"Comparing Recessions II
Earlier I posted some graphs from the Minneapolis Fed comparing this recession to a mildest, median, and harsh recession. Questions arose as to how the Fed was defining these categories - harshest overall? how defined? at what point? I took a look at the underlying data and saw a sensible procedure which seemed to make sense of what the Fed was doing and I posted that in the comments. After further questions, however, and after contacting the Fed it's now clear that the Fed is doing something else.
The mildest, median and harshest recessions in the Fed's graph are Frankenstein recessions, recessions cobbled together by taking bits of pieces of each past recession and assembling them to create a mild, median, and harsh recession - none of which ever occurred. I do not think this is a good way of looking at the data( I AGREED WITH THIS VIEW IN AN EARLIER POST ). To avoid some of these problems I have simply graphed all of the data below for every past recession. In the extension to this post you can also find the Fed's justification of their procedure from an email to me.

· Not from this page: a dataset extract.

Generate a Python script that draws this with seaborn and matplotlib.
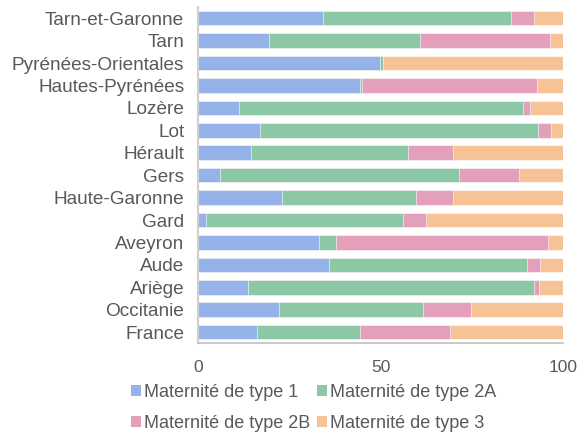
import numpy as np
import pandas as pd
import matplotlib
matplotlib.use("Agg")
import matplotlib.pyplot as plt
import seaborn as sns
from matplotlib.patches import Patch

# =============================================================================
# Data
# =============================================================================
regions = ['Tarn-et-Garonne', 'Tarn', 'Pyrénées-Orientales', 'Hautes-Pyrénées',
           'Lozère', 'Lot', 'Hérault', 'Gers', 'Haute-Garonne', 'Gard',
           'Aveyron', 'Aude', 'Ariège', 'Occitanie', 'France']
type_1 = [34.3, 19.5, 49.9, 44.3, 11.1, 17.1, 14.6, 6.1, 22.9, 2.3, 33.0, 35.9, 13.7, 22.1, 16.2]
type_2a = [51.4, 41.3, 0.8, 0.6, 78.0, 75.9, 43.0, 65.3, 36.7, 53.9, 4.7, 54.1, 78.3, 39.6, 28.2]
type_2b = [6.3, 35.6, 0.0, 48.0, 1.8, 3.7, 12.2, 16.6, 10.2, 6.3, 58.2, 3.6, 1.3, 13.0, 24.5]
type_3 = [8.0, 3.6, 49.3, 7.1, 9.1, 3.3, 30.2, 12.0, 30.2, 37.5, 4.1, 6.4, 6.7, 25.3, 31.1]

series_labels = ['Maternité de type 1', 'Maternité de type 2A',
                 'Maternité de type 2B', 'Maternité de type 3']
colors = ['#95b3e8', '#8cc8a6', '#e4a0ba', '#f6c396']

df = pd.DataFrame({'region': regions, 't1': type_1, 't2a': type_2a,
                   't2b': type_2b, 't3': type_3})
cum = df[['t1', 't2a', 't2b', 't3']].cumsum(axis=1)

# =============================================================================
# Plot
# =============================================================================
sns.set_style("white")
plt.rcParams['font.family'] = ['Liberation Sans', 'DejaVu Sans']

fig = plt.figure(figsize=(5.86, 4.33), dpi=100)
ax = fig.add_axes([0.338, 0.207, 0.623, 0.777])

# stacked bars: draw cumulative totals from the largest down
for col, color in zip(['t3', 't2b', 't2a', 't1'], colors[::-1]):
    sns.barplot(x=cum[col], y=df['region'], orient='h', color=color, saturation=1,
                width=0.65, edgecolor='white', linewidth=0.4, ax=ax)

ax.set_xlim(0, 100)
ax.set_xticks([0, 50, 100])
ax.set_xlabel('')
ax.set_ylabel('')
ax.tick_params(axis='x', labelsize=12.5, colors='#595959', length=0, pad=12)
ax.tick_params(axis='y', labelsize=13.7, colors='#595959', length=0, pad=10)

for s in ['top', 'right']:
    ax.spines[s].set_visible(False)
ax.spines['left'].set_color('#d0d0d0')
ax.spines['left'].set_linewidth(1.5)
ax.spines['bottom'].set_color('#c0c0c0')
ax.spines['bottom'].set_linewidth(1.2)

# legend fills row-wise in the reference (1, 2A / 2B, 3)
order = [0, 2, 1, 3]
handles = [Patch(facecolor=colors[i], edgecolor='none') for i in order]
labels = [series_labels[i] for i in order]
fig.legend(handles, labels, loc='upper center', bbox_to_anchor=(0.535, 0.113),
           ncol=2, frameon=False, fontsize=13, handlelength=0.55, handleheight=0.55,
           handletextpad=0.15, columnspacing=0.4, labelspacing=0.75,
           labelcolor='#595959', borderaxespad=0, borderpad=0)

plt.savefig('out.png', dpi=100)
plt.close()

From Terry Fitzgerald at the Minneapolis Fed.
You are correct that the "mildest, median, and harshest" recession lines do
not represent single recessions. Please allow me to try to justify our
procedure. We spent considerable time weighing alternative approaches.
In drawing our timeline "length of recessions" graphs, we wanted to
illustrate where the current recession lies relative to past recessions at
each month of the recession. So for each month (or quarter), the lines
would tell you what had been the largest, median, and smallest decline in
any recession to that point.
The median line would indicate that one-half of the past recessions had
experienced larger declines, and one-half had experienced smaller declines
to that point. Similarly, no recession had a larger decline to date than
the "harshest" line. (And similarly for the mildest line.)

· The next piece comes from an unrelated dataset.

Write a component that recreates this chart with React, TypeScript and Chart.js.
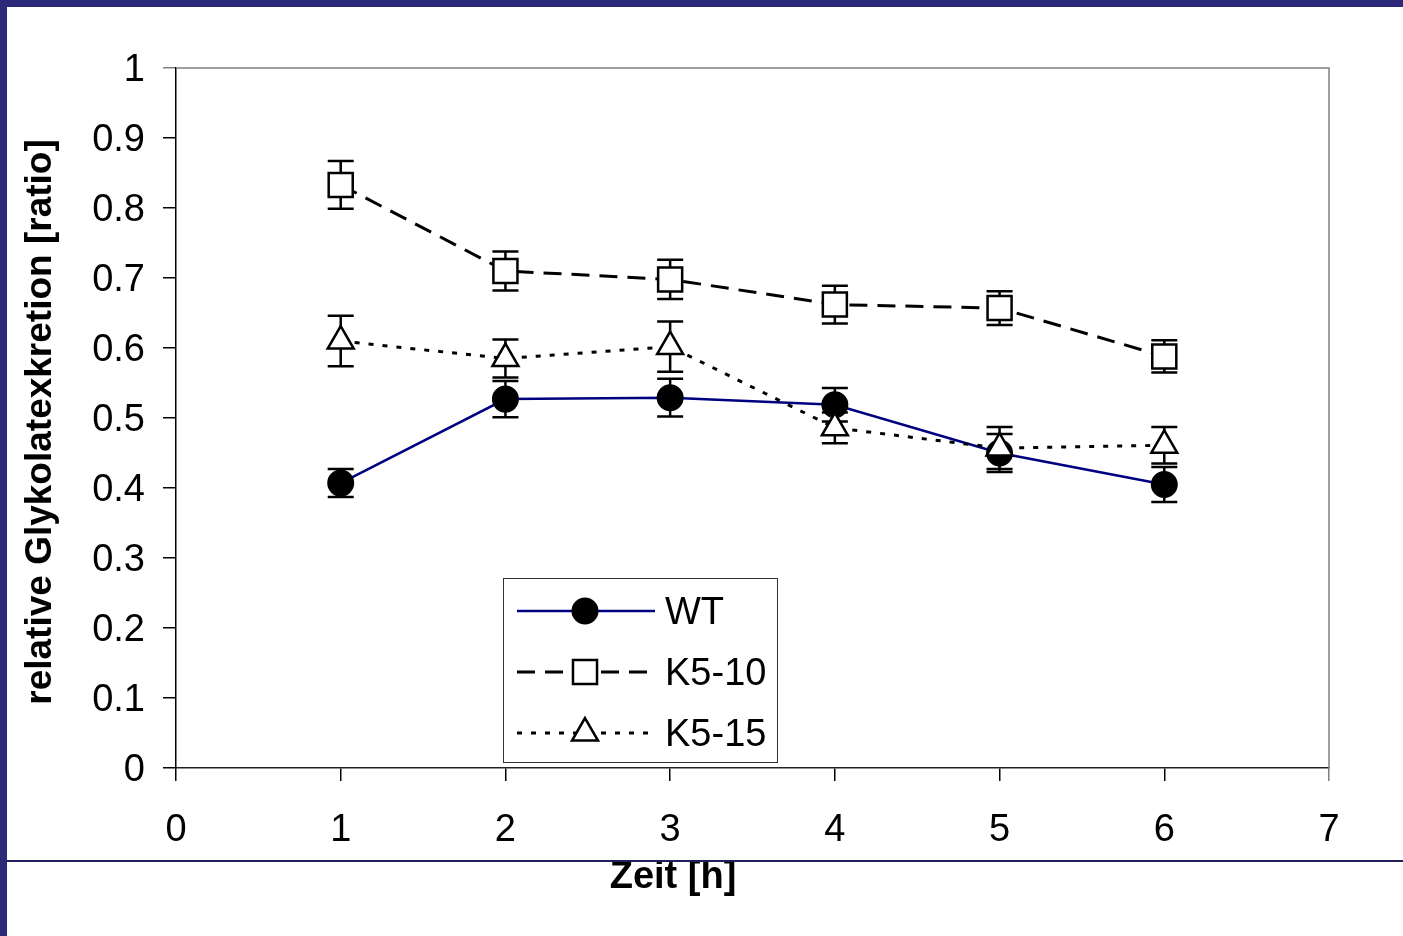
import React, { useEffect, useRef } from "react";
import { Chart, registerables } from "chart.js";

Chart.register(...registerables);

const hours = [1, 2, 3, 4, 5, 6];
const wtValues = [0.407, 0.527, 0.529, 0.519, 0.45, 0.405];
const wtErrors = [0.02, 0.026, 0.027, 0.024, 0.027, 0.025];
const k510Values = [0.833, 0.71, 0.698, 0.662, 0.657, 0.588];
const k510Errors = [0.034, 0.028, 0.028, 0.027, 0.024, 0.023];
const k515Values = [0.61, 0.585, 0.602, 0.486, 0.457, 0.461];
const k515Errors = [0.036, 0.027, 0.036, 0.022, 0.03, 0.026];
const seriesLabels = ["WT", "K5-10", "K5-15"];
const xTickLabels = ["0", "1", "2", "3", "4", "5", "6", "7"];
const yTickLabels = ["0", "0.1", "0.2", "0.3", "0.4", "0.5", "0.6", "0.7", "0.8", "0.9", "1"];
const xTitle = "Zeit [h]";
const yTitle = "relative Glykolatexkretion [ratio]";

const FONT = "'Liberation Sans', Arial, Helvetica, sans-serif";
const NAVY = "#2A2A78";

function drawMarker(ctx: CanvasRenderingContext2D, style: string, x: number, y: number, r: number, fill: string, stroke: string, bw: number) {
  ctx.save();
  ctx.setLineDash([]);
  ctx.beginPath();
  if (style === "circle") {
    ctx.arc(x, y, r, 0, Math.PI * 2);
  } else if (style === "rect") {
    const s = r * Math.SQRT1_2;
    ctx.rect(x - s, y - s, 2 * s, 2 * s);
  } else if (style === "triangle") {
    for (let i = 0; i < 3; i++) {
      const a = (i * 2 * Math.PI) / 3;
      const px = x + Math.sin(a) * r;
      const py = y - Math.cos(a) * r;
      if (i === 0) ctx.moveTo(px, py);
      else ctx.lineTo(px, py);
    }
    ctx.closePath();
  }
  ctx.fillStyle = fill;
  ctx.fill();
  ctx.lineWidth = bw;
  ctx.strokeStyle = stroke;
  ctx.stroke();
  ctx.restore();
}

const errorArrays = [wtErrors, k510Errors, k515Errors];

const errorBarPlugin = {
  id: "errorBars",
  beforeDatasetsDraw(chart: any) {
    const ctx = chart.ctx;
    const ys = chart.scales.y;
    ctx.save();
    ctx.strokeStyle = "#000";
    ctx.lineWidth = 2.5;
    ctx.setLineDash([]);
    chart.data.datasets.forEach((ds: any, di: number) => {
      const meta = chart.getDatasetMeta(di);
      const errs = errorArrays[di];
      meta.data.forEach((pt: any, i: number) => {
        const v = ds.data[i].y;
        const e = errs[i];
        const x = pt.x;
        const yt = ys.getPixelForValue(v + e);
        const yb = ys.getPixelForValue(v - e);
        ctx.beginPath();
        ctx.moveTo(x, yt);
        ctx.lineTo(x, yb);
        ctx.moveTo(x - 13, yt);
        ctx.lineTo(x + 13, yt);
        ctx.moveTo(x - 13, yb);
        ctx.lineTo(x + 13, yb);
        ctx.stroke();
      });
    });
    ctx.restore();
  },
};

const decorPlugin = {
  id: "decor",
  beforeDatasetsDraw(chart: any) {
    const { ctx, chartArea } = chart;
    ctx.save();
    ctx.strokeStyle = "#808080";
    ctx.lineWidth = 1.5;
    ctx.beginPath();
    ctx.moveTo(chartArea.left, chartArea.top);
    ctx.lineTo(chartArea.right, chartArea.top);
    ctx.lineTo(chartArea.right, chartArea.bottom);
    ctx.stroke();
    ctx.restore();
  },
  afterDraw(chart: any) {
    const { ctx, chartArea } = chart;
    ctx.save();
    // axis titles
    ctx.fillStyle = "#000";
    ctx.textAlign = "center";
    ctx.textBaseline = "middle";
    ctx.font = `bold 38px ${FONT}`;
    ctx.fillText(xTitle, chartArea.left + 497, chartArea.bottom + 110);
    ctx.font = `bold 37px ${FONT}`;
    ctx.save();
    ctx.translate(chartArea.left - 135, (chartArea.top + chartArea.bottom) / 2 + 4);
    ctx.rotate(-Math.PI / 2);
    ctx.fillText(yTitle, 0, 0);
    ctx.restore();

    // legend
    const bx = chartArea.left + 327;
    const by = chartArea.top + 510;
    const bw = 274;
    const bh = 184;
    ctx.fillStyle = "#fff";
    ctx.fillRect(bx, by, bw, bh);
    ctx.strokeStyle = "#333";
    ctx.lineWidth = 1;
    ctx.strokeRect(bx + 0.5, by + 0.5, bw, bh);
    const rows = [33, 94, 155];
    chart.data.datasets.forEach((ds: any, i: number) => {
      const y = by + rows[i];
      ctx.save();
      ctx.strokeStyle = ds.borderColor;
      ctx.lineWidth = ds.borderWidth;
      ctx.setLineDash(ds.borderDash || []);
      ctx.beginPath();
      ctx.moveTo(bx + 14, y);
      ctx.lineTo(bx + 152, y);
      ctx.stroke();
      ctx.restore();
      drawMarker(ctx, ds.pointStyle, bx + 82, y, ds.pointRadius, ds.pointBackgroundColor, ds.pointBorderColor, ds.pointBorderWidth);
      ctx.fillStyle = "#000";
      ctx.font = `38px ${FONT}`;
      ctx.textAlign = "left";
      ctx.textBaseline = "middle";
      ctx.fillText(ds.label, bx + 162, y + 3);
    });
    ctx.restore();
  },
};

export default function App() {
  const canvasRef = useRef<HTMLCanvasElement | null>(null);

  useEffect(() => {
    document.body.style.margin = "0";
    const canvas = canvasRef.current;
    if (!canvas) return;
    const toPts = (vals: number[]) => hours.map((h, i) => ({ x: h, y: vals[i] }));
    const chart = new Chart(canvas, {
      type: "line",
      data: {
        datasets: [
          {
            label: seriesLabels[0],
            data: toPts(wtValues),
            borderColor: "#000080",
            borderWidth: 2.5,
            borderDash: [],
            pointStyle: "circle",
            pointRadius: 12.5,
            pointBackgroundColor: "#000",
            pointBorderColor: "#000",
            pointBorderWidth: 2,
            order: 3,
          },
          {
            label: seriesLabels[1],
            data: toPts(k510Values),
            borderColor: "#000",
            borderWidth: 3,
            borderDash: [18, 10],
            pointStyle: "rect",
            pointRadius: 17,
            pointBackgroundColor: "#fff",
            pointBorderColor: "#000",
            pointBorderWidth: 2.5,
            order: 2,
          },
          {
            label: seriesLabels[2],
            data: toPts(k515Values),
            borderColor: "#000",
            borderWidth: 3,
            borderDash: [5, 9],
            pointStyle: "triangle",
            pointRadius: 15,
            pointBackgroundColor: "#fff",
            pointBorderColor: "#000",
            pointBorderWidth: 2.5,
            order: 1,
          },
        ] as any,
      },
      options: {
        animation: false,
        responsive: false,
        devicePixelRatio: 1,
        layout: { padding: { left: 0, top: 68, right: 74, bottom: 0 } },
        plugins: {
          legend: { display: false },
          tooltip: { enabled: false },
          title: { display: false },
        },
        elements: { line: { tension: 0 } },
        scales: {
          x: {
            type: "linear",
            min: 0,
            max: 7,
            afterFit: (scale: any) => {
              scale.height = 168;
            },
            afterBuildTicks: (scale: any) => {
              scale.ticks = xTickLabels.map((_, i) => ({ value: i }));
            },
            ticks: {
              color: "#000",
              font: { family: FONT, size: 38 },
              padding: 27,
              maxRotation: 0,
              autoSkip: false,
              callback: (v: any) => xTickLabels[Math.round(Number(v))],
            },
            grid: {
              drawOnChartArea: false,
              drawTicks: true,
              tickLength: 13,
              lineWidth: 1.5,
              color: (c: any) => (c.tick && c.tick.value === 7 ? "#808080" : "#000"),
            },
            border: { display: true, color: "#222", width: 1.5 },
          },
          y: {
            type: "linear",
            min: 0,
            max: 1,
            afterFit: (scale: any) => {
              scale.width = 176;
            },
            afterBuildTicks: (scale: any) => {
              scale.ticks = yTickLabels.map((_, i) => ({ value: i / 10 }));
            },
            ticks: {
              color: "#000",
              font: { family: FONT, size: 38 },
              padding: 18,
              labelOffset: 3,
              autoSkip: false,
              callback: (v: any) => yTickLabels[Math.round(Number(v) * 10)],
            },
            grid: {
              drawOnChartArea: false,
              drawTicks: true,
              tickLength: 13,
              lineWidth: 1.5,
              color: (c: any) => (c.tick && c.tick.value === 1 ? "#808080" : "#000"),
            },
            border: { display: true, color: "#000", width: 1.5 },
          },
        },
      } as any,
      plugins: [decorPlugin, errorBarPlugin],
    });
    return () => chart.destroy();
  }, []);

  return (
    <div style={{ position: "fixed", left: 0, top: 0, width: 1403, height: 936, background: "#fff", overflow: "hidden" }}>
      <canvas ref={canvasRef} width={1403} height={936} style={{ position: "absolute", left: 0, top: 0 }} />
      <div style={{ position: "absolute", left: 0, top: 0, width: 1403, height: 7, background: NAVY }} />
      <div style={{ position: "absolute", left: 0, top: 0, width: 7, height: 936, background: NAVY }} />
      <div style={{ position: "absolute", left: 7, top: 860, width: 1396, height: 1.5, background: "#1F1F5A" }} />
    </div>
  );
}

One feature of this approach is that the mildest, median, and harshest lines do not shift over time. So we can update just the "current" line in our graphs without all the lines shifting.
...I knew that insightful readers might wonder about this point, and I hoped that the note would at least explain what we did.
We are not trying to do anything deceptive or misleading with these charts.
Our aim is only to provide some empirical context to the current recession."